Dead Rat


There is a dead rat somewhere. The question is: Where?

For one thing, there is this business of the expulsion of Russian diplomats from western countries. Journalists everywhere keep clamouring for evidence of the Russian government’s involvement in the Salisbury incident, and Boris Johnson is quoted as replying that Russia’s complicity is “rather like the beginning of ‘Crime and Punishment’ in the sense that we are all confident of the culprit, and the only question is whether he will confess or be caught.” To which a Russian Foreign Ministry spokesperson is said to have asked Mr Johnson whether he managed to make it past the beginning of the novel, quoting another line from the book: “From a hundred rabbits you can’t make a horse, a hundred suspicions don’t make a proof.

Now they are saying that it’s “not just Salisbury”, it’s a “reckless pattern of behaviour”, and they mention Crimea. So let’s take a look at Crimea.

The 2014 referendum (which overwhelmingly supported reunification with Russia) was undoubtedly flawed and certainly very disputed. Nevertheless, there seems no doubt that only about 10% of the Crimean population spoke Ukrainian as their native language at the time and that the majority of Crimea’s inhabitants have considered themselves ethnically Russian for a very long time (67% in the 1989 census, 60% in 2001 and 65% in 2014). In addition, after the fall of the Soviet Union, exiled Crimean Tartars started returning and made up more than 10% of the population. (Source: Wikipedia 31.03.2018)

Much as the Crimea affair was irregular, the Russian side was very understandable given the country’s long-standing friction with Ukraine. Have we forgotten the sources of that friction? Have we for instance forgotten the pipeline through Ukraine from which Russian gas was “diverted” by Ukraine for years?

Do not misunderstand me: If the Russian government did indeed carry out a public liquidation in Salisbury, I’m all for the expulsion of Russian diplomats.
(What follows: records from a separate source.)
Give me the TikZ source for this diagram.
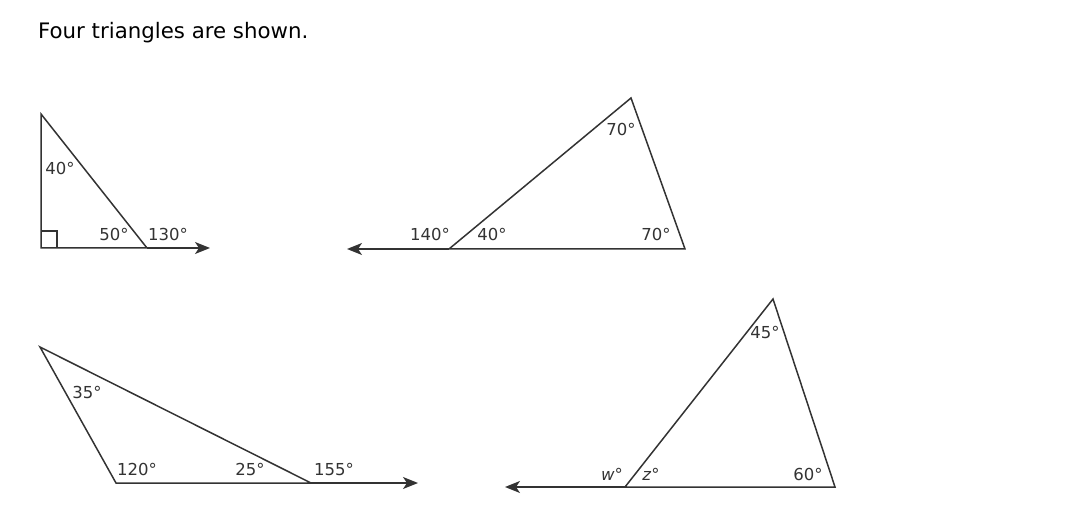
\documentclass[tikz,border=0pt]{standalone}
\usepackage{fontspec}
\setmainfont{DejaVu Sans}
\usetikzlibrary{arrows.meta}
\begin{document}
\begin{tikzpicture}[x=1pt,y=-1pt,
  edge/.style={draw=black!80, line width=1.5pt, line join=miter},
  ray/.style={draw=black!80, line width=1.5pt, -{Stealth[length=15pt,width=12pt,inset=4pt]}},
  lbl/.style={inner sep=0pt, font=\fontsize{16.5}{19}\selectfont, text=black!80},
  title/.style={inner sep=0pt, anchor=west, font=\fontsize{21.3}{25}\selectfont}]
\useasboundingbox (0,0) rectangle (1091,518);
\node[title] (t) at (38,33) {Four triangles are shown.};
% triangle 1
\coordinate (a1) at (41,114);
\coordinate (b1) at (41,248);
\coordinate (c1) at (147,248);
\coordinate (r1) at (210,248);
\draw[edge] (a1) -- (b1) -- (c1) -- cycle;
\draw[ray] (c1) -- (r1);
\draw[edge, line width=1.3pt] (41,231) -- (57,231) -- (57,248);
\node[lbl] (l1a) at (60,168) {40°};
\node[lbl] (l1b) at (114,234) {50°};
\node[lbl] (l1c) at (168,234) {130°};
% triangle 2
\coordinate (a2) at (631,98);
\coordinate (b2) at (449,249);
\coordinate (c2) at (685,249);
\coordinate (r2) at (347,249);
\draw[edge] (a2) -- (b2) -- (c2) -- cycle;
\draw[ray] (b2) -- (r2);
\node[lbl] (l2a) at (621,129) {70°};
\node[lbl] (l2b) at (430,234) {140°};
\node[lbl] (l2c) at (492,234) {40°};
\node[lbl] (l2d) at (656,234) {70°};
% triangle 3
\coordinate (a3) at (40,347);
\coordinate (b3) at (116,483);
\coordinate (c3) at (311,483);
\coordinate (r3) at (418,483);
\draw[edge] (a3) -- (b3) -- (c3) -- cycle;
\draw[ray] (c3) -- (r3);
\node[lbl] (l3a) at (87,392) {35°};
\node[lbl] (l3b) at (137,469) {120°};
\node[lbl] (l3c) at (250,469) {25°};
\node[lbl] (l3d) at (334,469) {155°};
% triangle 4
\coordinate (a4) at (773,299);
\coordinate (b4) at (625,487);
\coordinate (c4) at (835,487);
\coordinate (r4) at (505,487);
\draw[edge] (a4) -- (b4) -- (c4) -- cycle;
\draw[ray] (b4) -- (r4);
\node[lbl] (l4a) at (765,332) {45°};
\node[lbl] (l4b) at (612,474) {\textit{w}°};
\node[lbl] (l4c) at (651,474) {\textit{z}°};
\node[lbl] (l4d) at (808,474) {60°};
\end{tikzpicture}
\end{document}
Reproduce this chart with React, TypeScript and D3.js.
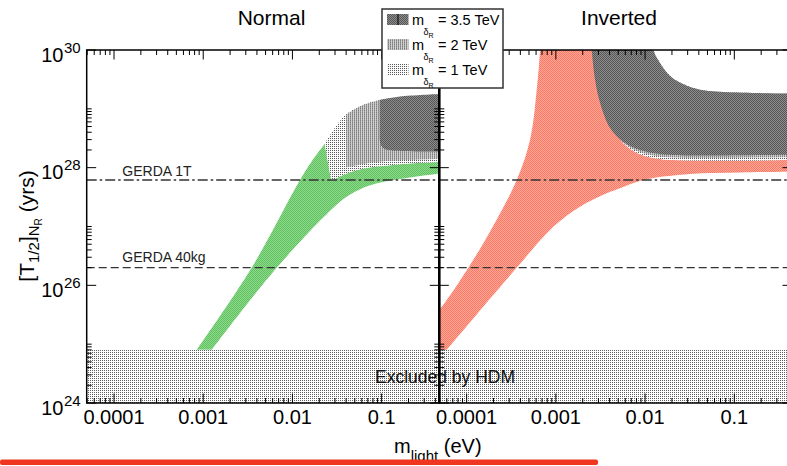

It’s just that the Western hand in this matter does not seem clean. So whose hands are dirtiest?

Why is so little mention made, on the British side, of the murder of Alexander Litvinenko, a case that seemed pretty cut and dried at the time. Even the Russian media thought FSB was responsible. This puzzles me, so I have been reading about it.

Both the murder itself and the British investigation into it appear to have been fairly clumsy affairs, for one thing, and if the Russian secret service was responsible, clumsiness would not have been expected. As for the British, they vociferously requested the extradition of a Russian suspect, failing to remind the media that no civilised country ever extradites its own citizens.

Russia, on the other hand, requested the extradition of Boris Berezhovsky, whom they claimed they suspected. Now there is every reason to suspect this was a front on their part, but there appears to be no doubt that Mr Berezhovsky was a crook who had helped himself most liberally to taxpayers assets when the Soviet Union was dissolved. True, he was not the only one to do so, but people who go to court claiming three billion pounds in damages, as he did in London in 2012, are not your ordinary paper thief.

The British refused to extradite him. Moreover, they have been protecting a number of other personages that are lining UK banks with their assets. I quote the Telegraph:

Amber Rudd, the Home Secretary, has ordered a retrospective investigation into past cases of “investor visas”, which are open to people who stake £2m or more in the UK.

The visas are a way for the super-rich to fast-track their residency and citizenship in Britain.

About 700 Russians were granted the gold-plated visas between 2008 and 2015, the Home Affairs Committee was told.

So Mr Berezhovsky was not the only Russian crook in the UK. Needless to say, the British do not extradite their citizens either, but granting rich Russians fast-track citizenship takes care of the issue. (I refer to Mr Berezhovsky in the past tense. The findings of his death coincided with suicide. Of course many people assume he was killed, but there was no evidence. The Russian state or the Mafia?)

The Telegraph politely refers to these “about 700” people as “super-rich”. Permit me to use a different word: “Mafia”. State-sponsored public liquidations have rather gone out of fashion, whereas Mafia liquidations are still bread and butter in many countries.

Finally, I wish to make it very clear that I’m not saying the Russians “didn’t do it”. I’m just saying that some pieces of the puzzle just don’t fit. There is a dead rat somewhere.